> [TASK]: Transcribe every line exactly. Leave the pictures behind.

> [DATA SHOWN]:
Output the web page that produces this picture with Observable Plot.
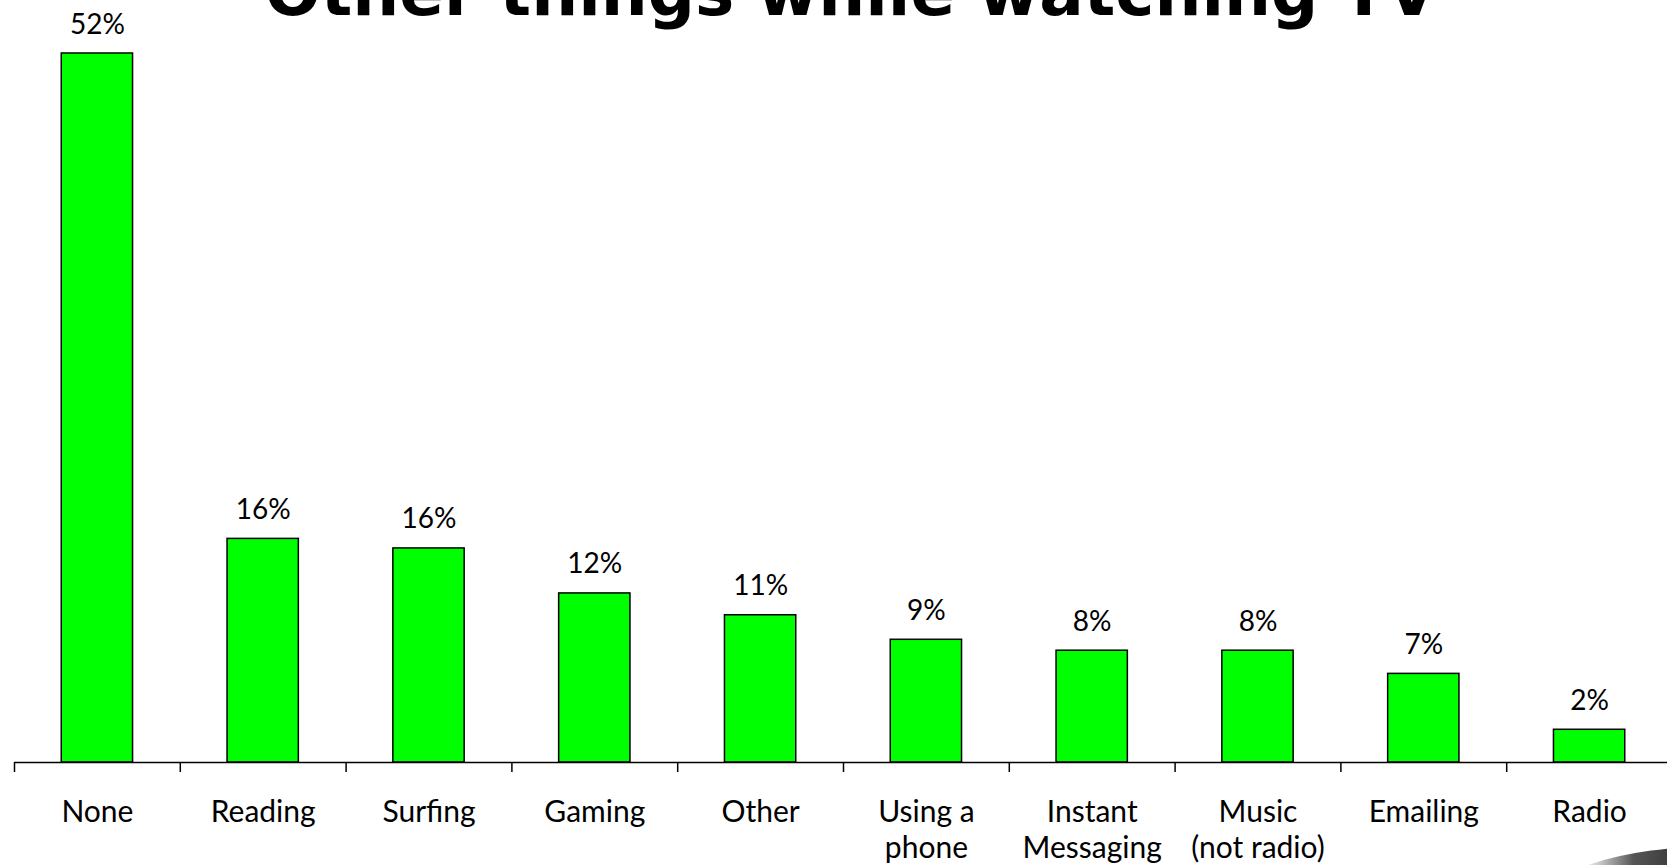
<!DOCTYPE html>
<html>
<head>
<meta charset="utf-8">
<script src="https://cdn.jsdelivr.net/npm/d3@7"></script>
<script src="https://cdn.jsdelivr.net/npm/@observablehq/plot@0.6"></script>
<style>
  html, body { margin: 0; padding: 0; background: #fff; overflow: hidden; }
  #wrap { position: relative; width: 1667px; height: 865px; overflow: hidden; }
  #blob { position: absolute; left: 1540px; top: 846px; width: 360px; height: 120px; border-radius: 50%;
          background: linear-gradient(to right, #ffffff 10%, #cfcfcf 16%, #555 26%, #2a2a2a 45%, #222 100%); }
</style>
</head>
<body>
<div id="wrap"><div id="chart"></div><div id="blob"></div></div>
<script>
const title = "Other things while watching TV";
const categories = ["None", "Reading", "Surfing", "Gaming", "Other", "Using a\nphone", "Instant\nMessaging", "Music\n(not radio)", "Emailing", "Radio"];
const values = [52, 16.4, 15.7, 12.4, 10.8, 9.0, 8.2, 8.2, 6.5, 2.4];

const data = categories.map((c, i) => ({cat: c, value: values[i]}));
const step = (1672 - 14) / categories.length;

const chart = Plot.plot({
  width: 1667,
  height: 865,
  marginTop: 53,
  marginBottom: 103,
  marginLeft: 14,
  marginRight: 0,
  style: {fontFamily: "Lato, sans-serif", background: "white", color: "black", overflow: "visible"},
  x: {domain: categories, range: [14, 1672], paddingInner: 0.57, paddingOuter: 0.285, round: false, axis: null},
  y: {domain: [0, 52], axis: null},
  marks: [
    Plot.barY(data, {x: "cat", y: "value", fill: "#00ff00", stroke: "black", strokeWidth: 1.5}),
    Plot.ruleY([0], {stroke: "black", strokeWidth: 1.5}),
    Plot.axisX({tickSize: 10, tickFormat: () => "", label: null, dx: -step / 2, stroke: "black", strokeWidth: 1.5, strokeOpacity: 1}),
    Plot.text(data, {x: "cat", y: 0, text: "cat", lineAnchor: "top", dy: 34, fontSize: 30, lineHeight: 1.2, fill: "black"}),
    Plot.text(data, {x: "cat", y: "value", text: d => Math.round(d.value) + "%", lineAnchor: "bottom", dy: -20, fontSize: 28, fill: "black"}),
    Plot.text([title], {frameAnchor: "top", text: d => d, lineAnchor: "bottom", dy: -39, dx: 10, fontSize: 66, fontWeight: "bold", fontFamily: "DejaVu Sans, sans-serif", fill: "black"})
  ]
});
document.getElementById("chart").appendChild(chart);
</script>
</body>
</html>
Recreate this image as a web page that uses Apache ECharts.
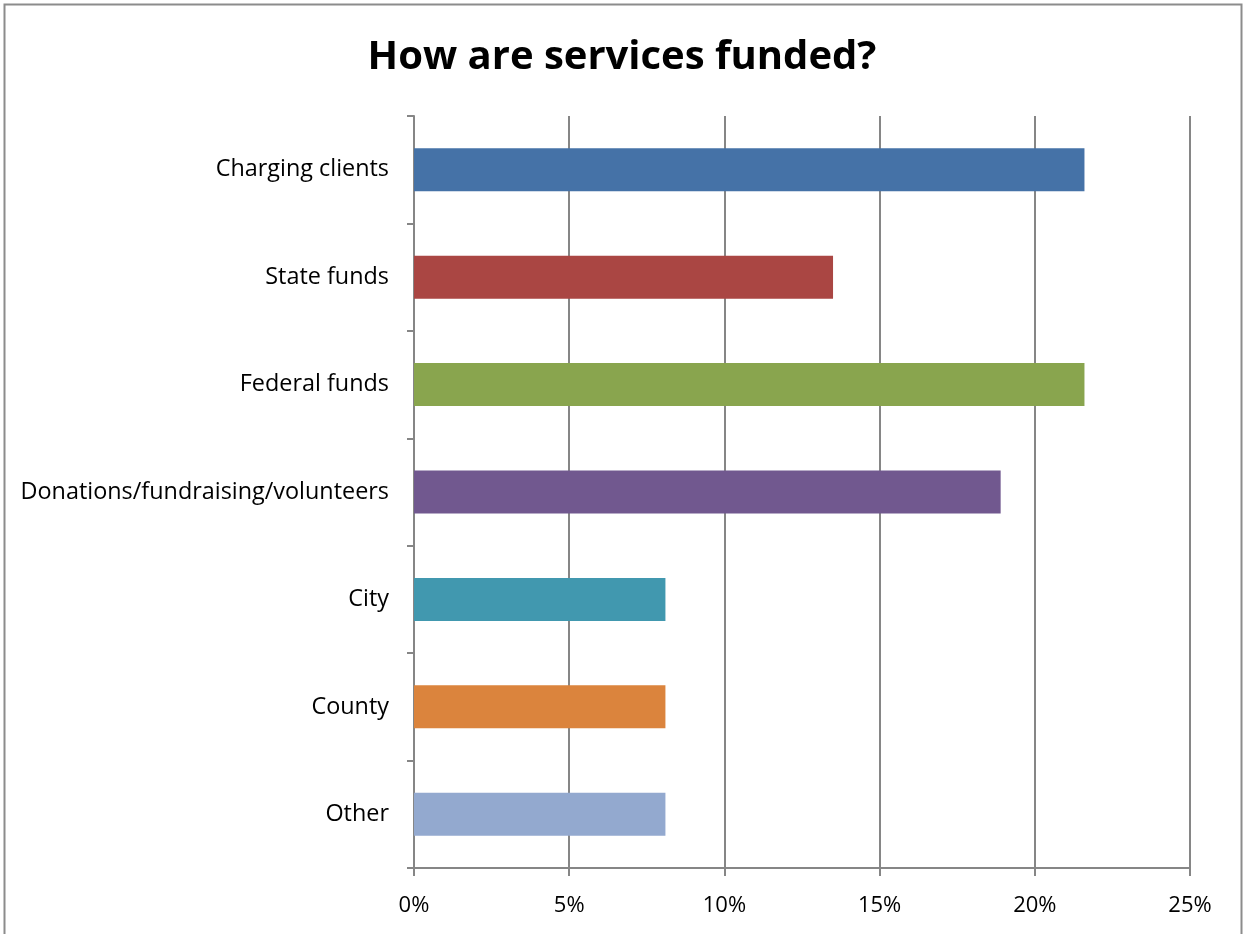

> [OUTPUT FOR THIS TASK]:
Output the web page that produces this picture with Observable Plot.
<!DOCTYPE html>
<html>
<head>
<meta charset="utf-8">
<script src="https://cdn.jsdelivr.net/npm/d3@7"></script>
<script src="https://cdn.jsdelivr.net/npm/@observablehq/plot@0.6"></script>
<style>
  html, body { margin: 0; padding: 0; background: #fff; overflow: hidden; }
  #wrap { position: relative; width: 1667px; height: 865px; overflow: hidden; }
  #blob { position: absolute; left: 1540px; top: 846px; width: 360px; height: 120px; border-radius: 50%;
          background: linear-gradient(to right, #ffffff 10%, #cfcfcf 16%, #555 26%, #2a2a2a 45%, #222 100%); }
</style>
</head>
<body>
<div id="wrap"><div id="chart"></div><div id="blob"></div></div>
<script>
const title = "Other things while watching TV";
const categories = ["None", "Reading", "Surfing", "Gaming", "Other", "Using a\nphone", "Instant\nMessaging", "Music\n(not radio)", "Emailing", "Radio"];
const values = [52, 16.4, 15.7, 12.4, 10.8, 9.0, 8.2, 8.2, 6.5, 2.4];

const data = categories.map((c, i) => ({cat: c, value: values[i]}));
const step = (1672 - 14) / categories.length;

const chart = Plot.plot({
  width: 1667,
  height: 865,
  marginTop: 53,
  marginBottom: 103,
  marginLeft: 14,
  marginRight: 0,
  style: {fontFamily: "Lato, sans-serif", background: "white", color: "black", overflow: "visible"},
  x: {domain: categories, range: [14, 1672], paddingInner: 0.57, paddingOuter: 0.285, round: false, axis: null},
  y: {domain: [0, 52], axis: null},
  marks: [
    Plot.barY(data, {x: "cat", y: "value", fill: "#00ff00", stroke: "black", strokeWidth: 1.5}),
    Plot.ruleY([0], {stroke: "black", strokeWidth: 1.5}),
    Plot.axisX({tickSize: 10, tickFormat: () => "", label: null, dx: -step / 2, stroke: "black", strokeWidth: 1.5, strokeOpacity: 1}),
    Plot.text(data, {x: "cat", y: 0, text: "cat", lineAnchor: "top", dy: 34, fontSize: 30, lineHeight: 1.2, fill: "black"}),
    Plot.text(data, {x: "cat", y: "value", text: d => Math.round(d.value) + "%", lineAnchor: "bottom", dy: -20, fontSize: 28, fill: "black"}),
    Plot.text([title], {frameAnchor: "top", text: d => d, lineAnchor: "bottom", dy: -39, dx: 10, fontSize: 66, fontWeight: "bold", fontFamily: "DejaVu Sans, sans-serif", fill: "black"})
  ]
});
document.getElementById("chart").appendChild(chart);
</script>
</body>
</html>
Recreate this image as a web page that uses Apache ECharts.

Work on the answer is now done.